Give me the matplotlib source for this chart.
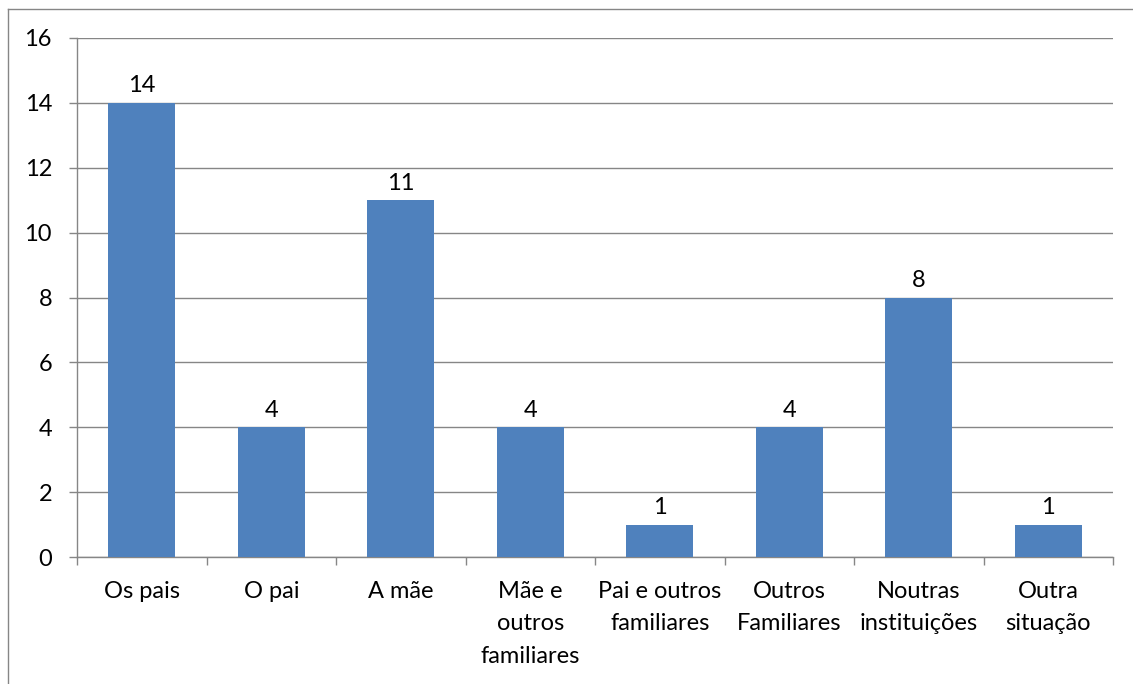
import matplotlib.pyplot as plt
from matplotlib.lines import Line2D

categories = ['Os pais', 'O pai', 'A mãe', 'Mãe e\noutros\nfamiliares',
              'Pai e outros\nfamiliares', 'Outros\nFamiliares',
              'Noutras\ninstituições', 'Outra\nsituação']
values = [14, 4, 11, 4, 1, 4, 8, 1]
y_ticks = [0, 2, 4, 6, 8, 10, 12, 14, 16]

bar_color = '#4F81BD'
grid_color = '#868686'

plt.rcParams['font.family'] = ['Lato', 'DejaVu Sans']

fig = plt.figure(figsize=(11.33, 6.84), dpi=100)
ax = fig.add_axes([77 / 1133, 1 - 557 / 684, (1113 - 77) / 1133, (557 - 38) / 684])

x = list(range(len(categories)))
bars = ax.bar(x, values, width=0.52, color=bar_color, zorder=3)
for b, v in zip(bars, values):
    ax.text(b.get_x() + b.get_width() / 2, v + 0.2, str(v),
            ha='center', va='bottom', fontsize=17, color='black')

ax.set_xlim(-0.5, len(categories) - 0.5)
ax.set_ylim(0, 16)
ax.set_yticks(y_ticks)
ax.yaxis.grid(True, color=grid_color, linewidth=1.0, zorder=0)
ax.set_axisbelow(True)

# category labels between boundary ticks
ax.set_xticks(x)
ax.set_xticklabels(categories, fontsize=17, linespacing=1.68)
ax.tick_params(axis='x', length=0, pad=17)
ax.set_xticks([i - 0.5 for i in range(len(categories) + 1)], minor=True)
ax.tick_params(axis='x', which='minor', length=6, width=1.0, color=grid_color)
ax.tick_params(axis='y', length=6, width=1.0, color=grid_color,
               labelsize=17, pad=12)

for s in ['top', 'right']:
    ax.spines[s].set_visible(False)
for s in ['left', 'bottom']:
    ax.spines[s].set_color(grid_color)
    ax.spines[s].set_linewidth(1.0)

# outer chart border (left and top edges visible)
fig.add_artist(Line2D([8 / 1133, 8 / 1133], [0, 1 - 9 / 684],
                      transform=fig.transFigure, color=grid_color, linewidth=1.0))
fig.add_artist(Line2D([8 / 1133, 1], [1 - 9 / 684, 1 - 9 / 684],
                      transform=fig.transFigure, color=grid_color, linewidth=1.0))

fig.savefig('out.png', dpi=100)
···
- _Prompt_:
Your task is to reproduce exactly the lines from the start of the data above through the line containing "plt.rcParams['font.family'] = ['Lato', 'DejaVu", leaving every picture out.

- _Exercise answer_:
Give me the matplotlib source for this chart.
import matplotlib.pyplot as plt
from matplotlib.lines import Line2D

categories = ['Os pais', 'O pai', 'A mãe', 'Mãe e\noutros\nfamiliares',
              'Pai e outros\nfamiliares', 'Outros\nFamiliares',
              'Noutras\ninstituições', 'Outra\nsituação']
values = [14, 4, 11, 4, 1, 4, 8, 1]
y_ticks = [0, 2, 4, 6, 8, 10, 12, 14, 16]

bar_color = '#4F81BD'
grid_color = '#868686'

plt.rcParams['font.family'] = ['Lato', 'DejaVu Sans']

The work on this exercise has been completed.